If you’re already receiving tax credits and you lose your job, you may need to apply for Universal Credit as a result of your change in circumstances.
It’s important that you tell the Tax Credit Office about a change in circumstances within 30 days. To do this, you can call the Tax Credits Helpline on 0345 300 3900.
If either you or your partner are of Pension Credit age then, you might still be able to make a claim – it’s best to call the Tax Credit Office to find out whether you’re eligible.
If you’re struggling to pay your rent after losing your job then – depending on your income and savings – you may be able to apply for Housing Benefit or the housing costs element of Universal Credit.
If you’ve lost your job and you’re now unemployed, you may be able to apply for a reduction to your Council Tax bills.
Are you a homeowner?
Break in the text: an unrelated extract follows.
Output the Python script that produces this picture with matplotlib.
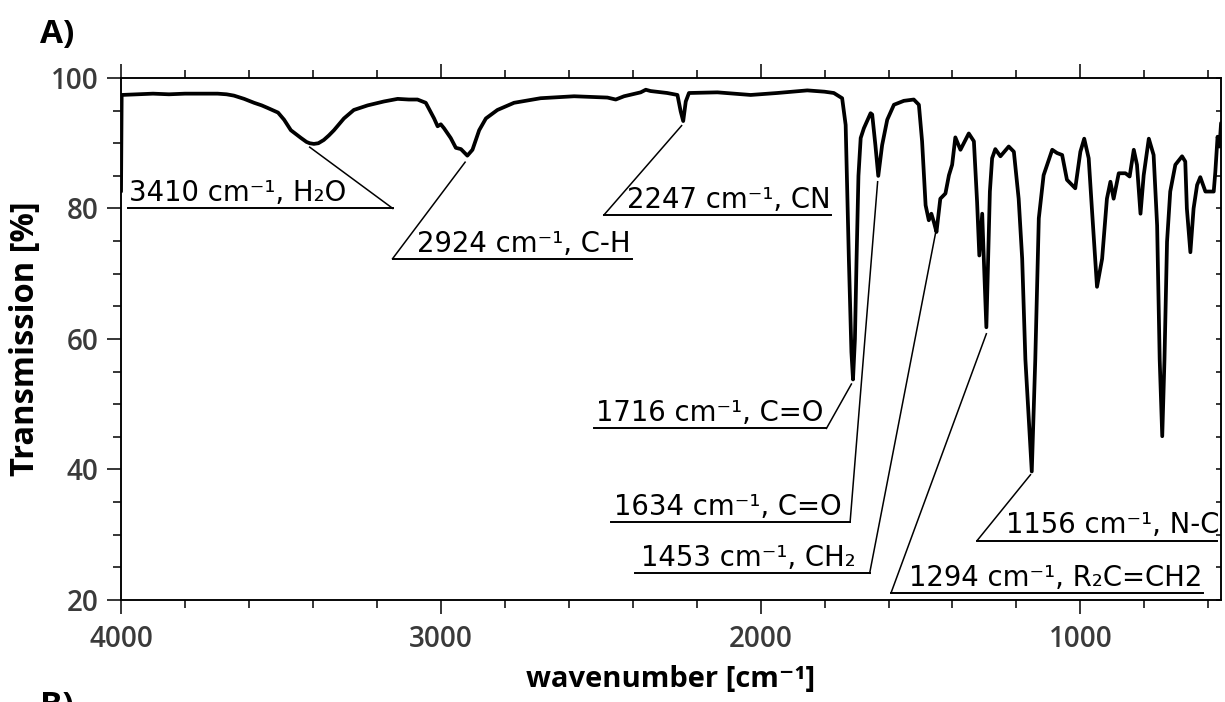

If yes, you might be able to get help with your mortgage interest payments.
If you left your job without good reason or were dismissed as a result of misconduct then there might be a delay before you can start receiving Jobseeker’s Allowance or Universal Credit.
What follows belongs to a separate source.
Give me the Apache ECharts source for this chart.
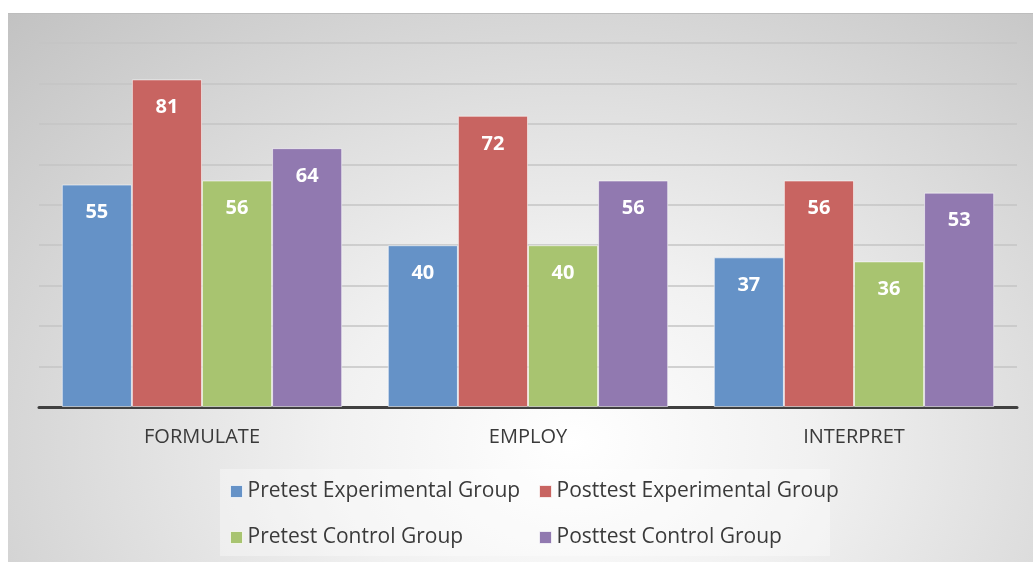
<!DOCTYPE html>
<html>
<head>
<meta charset="utf-8">
<script src="https://cdn.jsdelivr.net/npm/echarts@6/dist/echarts.min.js"></script>
<style>
  html, body { margin: 0; padding: 0; background: #fff; }
  .card {
    position: absolute;
    left: 8px;
    top: 13px;
    width: 1025px;
    height: 549px;
    border-top: 1px solid #bdbdbd;
    background: radial-gradient(ellipse at 55% 78%, #ffffff 0%, #f1f1f1 30%, #c2c2c2 100%);
  }
  #chart { width: 1025px; height: 549px; }
</style>
</head>
<body>
<div class="card"><div id="chart"></div></div>
<script>
// categories and series
const categories = ['FORMULATE', 'EMPLOY', 'INTERPRET']
const pretestExp = [55, 40, 37]
const posttestExp = [81, 72, 56]
const pretestCtrl = [56, 40, 36]
const posttestCtrl = [64, 56, 53]
const seriesNames = ['Pretest Experimental Group', 'Posttest Experimental Group', 'Pretest Control Group', 'Posttest Control Group']

const chart = echarts.init(document.getElementById('chart'))

const labelStyle = {
  show: true,
  position: 'insideTop',
  distance: 18,
  color: '#fff',
  fontSize: 20,
  fontWeight: 'bold',
  fontFamily: 'Open Sans'
}

function makeBar(name, data, color) {
  return {
    name: name,
    type: 'bar',
    data: data,
    barGap: '0%',
    barCategoryGap: '14%',
    itemStyle: {
      color: color,
      borderColor: 'rgba(255,255,255,0.55)',
      borderWidth: 1
    },
    label: labelStyle
  }
}

const legendText = {
  fontSize: 21,
  color: '#3a3a3a',
  fontFamily: 'Open Sans'
}

const options = {
  animation: false,
  graphic: [
    {
      type: 'rect',
      left: 212,
      top: 455,
      shape: { width: 610, height: 87 },
      style: { fill: 'rgba(255,255,255,0.35)' },
      z: 0
    }
  ],
  grid: {
    left: 31,
    right: 16,
    top: 29,
    bottom: 156
  },
  legend: [
    {
      orient: 'vertical',
      left: 217,
      top: 462,
      itemGap: 25,
      itemWidth: 12,
      itemHeight: 12,
      itemStyle: { borderColor: 'rgba(255,255,255,0.7)', borderWidth: 1 },
      icon: 'rect',
      data: [seriesNames[0], seriesNames[2]],
      textStyle: legendText
    },
    {
      orient: 'vertical',
      left: 526,
      top: 462,
      itemGap: 25,
      itemWidth: 12,
      itemHeight: 12,
      itemStyle: { borderColor: 'rgba(255,255,255,0.7)', borderWidth: 1 },
      icon: 'rect',
      data: [seriesNames[1], seriesNames[3]],
      textStyle: legendText
    }
  ],
  xAxis: {
    type: 'category',
    data: categories,
    axisLine: { lineStyle: { color: '#404040', width: 3 } },
    axisTick: { show: false },
    axisLabel: {
      color: '#3a3a3a',
      fontSize: 20,
      margin: 20,
      fontFamily: 'Open Sans'
    }
  },
  yAxis: {
    type: 'value',
    min: 0,
    max: 90,
    interval: 10,
    axisLabel: { show: false },
    axisLine: { show: false },
    axisTick: { show: false },
    splitLine: { lineStyle: { color: '#c4c4c4', width: 1.5 } }
  },
  series: [
    makeBar(seriesNames[0], pretestExp, '#6592c7'),
    makeBar(seriesNames[1], posttestExp, '#c86461'),
    makeBar(seriesNames[2], pretestCtrl, '#a8c470'),
    makeBar(seriesNames[3], posttestCtrl, '#9179b0')
  ]
}

chart.setOption(options)
</script>
</body>
</html>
This delay is often a result of your Jobcentre Plus work coach stopping your benefit for a number of weeks after you left your job – in other words they may apply a sanction to your benefit. The amount of time your benefit is stopped for will be entirely up to your work coach.
If you go back to work or your circumstances change, then you must remember to tell Jobcentre Plus or the Jobs and Benefits Office.
If you are receiving Tax Credits, then you must notify the Tax Credits Office that you have returned to work, otherwise you could be fined up to £300.
If you return to work but your income is still low, you may be entitled to some help. For example, although your payments of Jobseeker’s Allowance will stop, you may still be able to claim Housing Benefit and Working Tax Credits – or Universal Credit.
If you’re unemployed because you have been made redundant, then the benefits above may still apply, depending on how much statutory redundancy pay you receive from your employer.
If your redundancy payment is £16,000 or more, then it is unlikely that you will qualify for any means-tested benefits. If you are living with a partner, their income will also be taken into account when deciding whether you are eligible to make a claim.